The problem: Collect from the data below each line with "code".

Listed records:
+--
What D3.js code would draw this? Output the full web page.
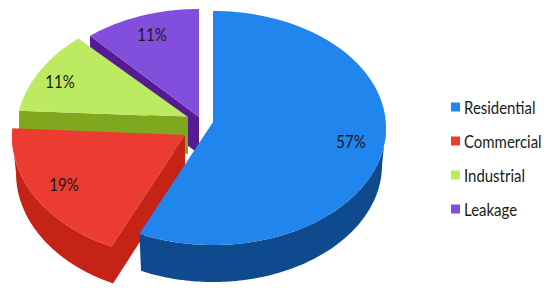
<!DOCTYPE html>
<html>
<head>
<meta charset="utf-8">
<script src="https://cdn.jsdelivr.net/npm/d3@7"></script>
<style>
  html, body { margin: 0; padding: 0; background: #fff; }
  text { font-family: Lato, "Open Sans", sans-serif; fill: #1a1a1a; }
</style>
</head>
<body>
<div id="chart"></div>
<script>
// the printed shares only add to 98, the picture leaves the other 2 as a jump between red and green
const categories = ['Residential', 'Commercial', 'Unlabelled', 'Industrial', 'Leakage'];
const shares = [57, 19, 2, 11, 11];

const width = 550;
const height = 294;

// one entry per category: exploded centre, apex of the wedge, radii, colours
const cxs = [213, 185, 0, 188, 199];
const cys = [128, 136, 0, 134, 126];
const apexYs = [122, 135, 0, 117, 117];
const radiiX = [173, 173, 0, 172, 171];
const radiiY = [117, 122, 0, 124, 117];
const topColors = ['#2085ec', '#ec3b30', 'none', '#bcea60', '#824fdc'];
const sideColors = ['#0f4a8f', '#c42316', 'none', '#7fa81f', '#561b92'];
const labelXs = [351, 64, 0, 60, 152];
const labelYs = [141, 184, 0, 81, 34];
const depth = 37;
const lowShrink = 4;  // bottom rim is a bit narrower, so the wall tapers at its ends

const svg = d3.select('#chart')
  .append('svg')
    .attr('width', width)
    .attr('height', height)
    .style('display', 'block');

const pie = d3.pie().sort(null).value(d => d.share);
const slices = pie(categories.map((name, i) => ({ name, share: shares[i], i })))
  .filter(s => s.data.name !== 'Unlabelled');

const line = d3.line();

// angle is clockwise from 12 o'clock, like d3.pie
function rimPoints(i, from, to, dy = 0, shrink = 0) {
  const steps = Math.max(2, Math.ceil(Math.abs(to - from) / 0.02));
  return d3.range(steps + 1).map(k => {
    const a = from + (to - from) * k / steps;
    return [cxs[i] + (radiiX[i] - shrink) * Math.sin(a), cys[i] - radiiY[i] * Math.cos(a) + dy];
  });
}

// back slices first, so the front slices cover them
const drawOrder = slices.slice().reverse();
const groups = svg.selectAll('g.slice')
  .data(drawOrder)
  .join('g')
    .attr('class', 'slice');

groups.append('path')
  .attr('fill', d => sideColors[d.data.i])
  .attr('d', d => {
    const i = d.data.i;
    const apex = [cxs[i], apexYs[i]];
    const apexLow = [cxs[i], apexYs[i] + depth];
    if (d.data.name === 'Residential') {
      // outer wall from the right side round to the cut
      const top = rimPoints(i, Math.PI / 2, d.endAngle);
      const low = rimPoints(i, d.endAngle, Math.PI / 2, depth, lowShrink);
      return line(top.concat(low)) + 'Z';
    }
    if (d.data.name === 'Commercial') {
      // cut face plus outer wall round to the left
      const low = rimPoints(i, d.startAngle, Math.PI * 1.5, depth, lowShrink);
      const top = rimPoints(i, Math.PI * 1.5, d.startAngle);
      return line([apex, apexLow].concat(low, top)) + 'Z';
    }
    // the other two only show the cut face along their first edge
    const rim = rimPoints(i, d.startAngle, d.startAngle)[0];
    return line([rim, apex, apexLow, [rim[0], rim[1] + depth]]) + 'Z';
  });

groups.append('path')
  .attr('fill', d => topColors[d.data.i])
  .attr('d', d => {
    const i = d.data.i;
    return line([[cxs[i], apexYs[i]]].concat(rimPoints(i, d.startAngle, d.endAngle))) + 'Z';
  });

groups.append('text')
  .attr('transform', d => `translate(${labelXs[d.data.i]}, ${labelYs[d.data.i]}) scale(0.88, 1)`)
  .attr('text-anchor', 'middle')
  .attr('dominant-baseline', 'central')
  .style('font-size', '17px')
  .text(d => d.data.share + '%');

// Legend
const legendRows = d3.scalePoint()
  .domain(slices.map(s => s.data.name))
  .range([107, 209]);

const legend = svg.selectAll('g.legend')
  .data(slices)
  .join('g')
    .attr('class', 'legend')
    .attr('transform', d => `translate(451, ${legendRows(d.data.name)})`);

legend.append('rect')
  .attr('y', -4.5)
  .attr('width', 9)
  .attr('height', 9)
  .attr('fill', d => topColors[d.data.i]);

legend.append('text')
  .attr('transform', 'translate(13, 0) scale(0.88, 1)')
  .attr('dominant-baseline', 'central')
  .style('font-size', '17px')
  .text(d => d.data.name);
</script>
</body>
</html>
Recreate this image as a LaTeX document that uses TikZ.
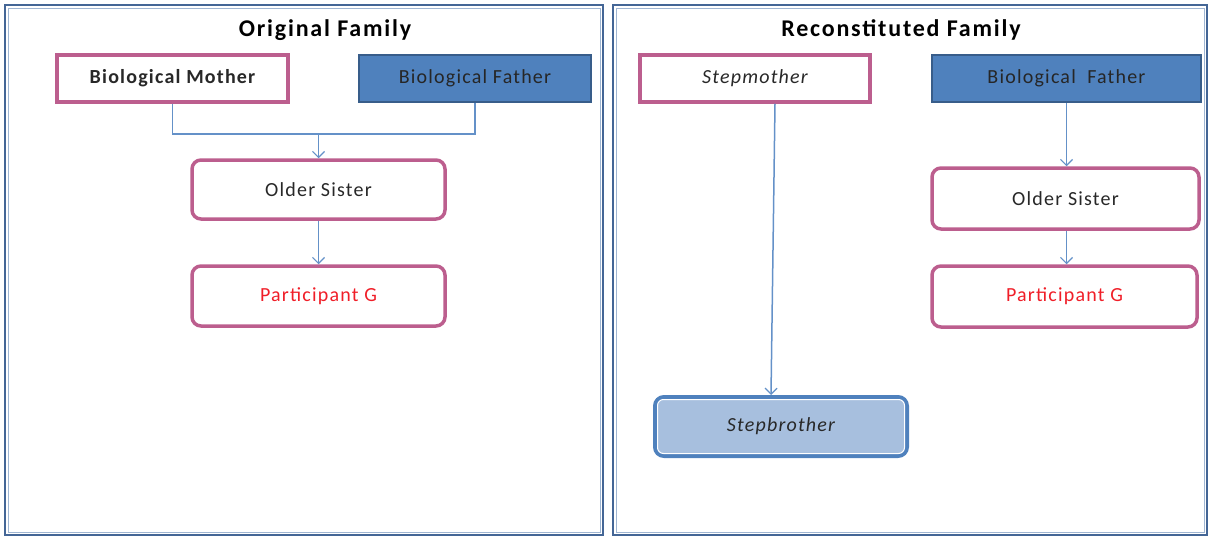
+--
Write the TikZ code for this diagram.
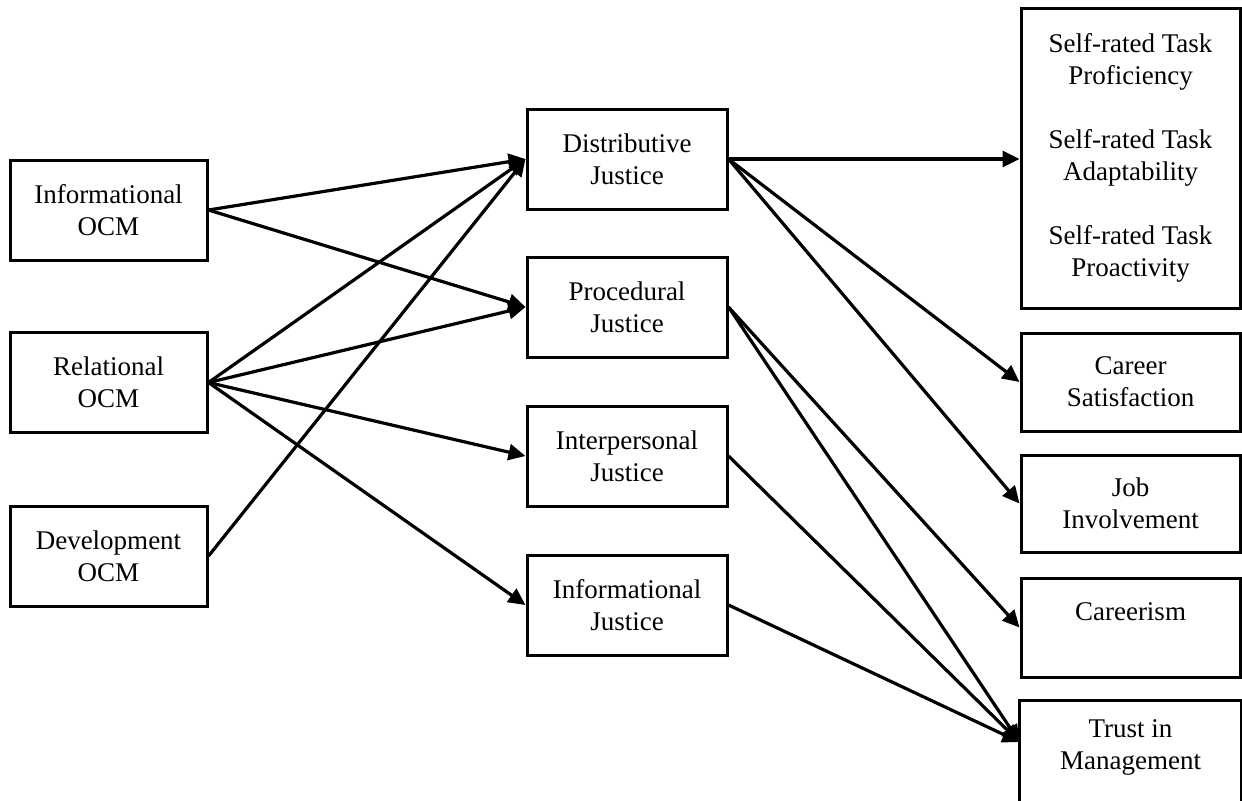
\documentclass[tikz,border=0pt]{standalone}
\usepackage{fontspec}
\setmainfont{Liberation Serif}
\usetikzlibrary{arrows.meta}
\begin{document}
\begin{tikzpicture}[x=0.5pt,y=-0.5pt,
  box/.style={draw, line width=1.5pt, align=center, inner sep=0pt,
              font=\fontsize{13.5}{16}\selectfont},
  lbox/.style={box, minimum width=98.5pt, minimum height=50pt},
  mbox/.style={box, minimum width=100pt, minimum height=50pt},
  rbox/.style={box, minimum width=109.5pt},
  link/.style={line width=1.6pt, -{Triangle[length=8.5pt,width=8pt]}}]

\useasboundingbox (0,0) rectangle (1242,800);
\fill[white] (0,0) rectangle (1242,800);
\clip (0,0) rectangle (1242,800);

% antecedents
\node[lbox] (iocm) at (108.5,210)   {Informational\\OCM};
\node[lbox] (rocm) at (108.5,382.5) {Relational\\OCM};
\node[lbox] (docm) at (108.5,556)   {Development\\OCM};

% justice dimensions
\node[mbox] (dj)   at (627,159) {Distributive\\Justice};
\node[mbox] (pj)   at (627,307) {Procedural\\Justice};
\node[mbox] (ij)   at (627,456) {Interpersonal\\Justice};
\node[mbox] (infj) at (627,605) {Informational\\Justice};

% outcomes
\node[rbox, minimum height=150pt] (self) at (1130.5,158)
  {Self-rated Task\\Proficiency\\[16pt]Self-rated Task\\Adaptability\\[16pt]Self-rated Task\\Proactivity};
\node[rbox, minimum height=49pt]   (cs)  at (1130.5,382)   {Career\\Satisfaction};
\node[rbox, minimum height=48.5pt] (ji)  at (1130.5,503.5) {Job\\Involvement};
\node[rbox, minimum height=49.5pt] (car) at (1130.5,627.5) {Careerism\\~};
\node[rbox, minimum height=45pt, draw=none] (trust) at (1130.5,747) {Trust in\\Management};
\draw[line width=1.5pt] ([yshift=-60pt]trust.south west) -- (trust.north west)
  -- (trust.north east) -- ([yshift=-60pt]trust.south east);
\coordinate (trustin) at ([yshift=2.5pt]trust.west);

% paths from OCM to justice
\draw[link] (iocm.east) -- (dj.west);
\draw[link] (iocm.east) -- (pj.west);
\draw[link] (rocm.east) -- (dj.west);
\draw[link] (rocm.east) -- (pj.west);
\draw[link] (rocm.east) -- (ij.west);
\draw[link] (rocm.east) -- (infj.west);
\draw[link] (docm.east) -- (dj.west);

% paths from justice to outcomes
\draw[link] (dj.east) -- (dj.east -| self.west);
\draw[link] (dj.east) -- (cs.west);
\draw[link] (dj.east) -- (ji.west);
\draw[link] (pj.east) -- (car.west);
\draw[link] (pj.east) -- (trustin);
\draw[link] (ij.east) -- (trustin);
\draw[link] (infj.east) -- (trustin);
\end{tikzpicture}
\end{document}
+--
Correct output:
What D3.js code would draw this? Output the full web page.
Write the TikZ code for this diagram.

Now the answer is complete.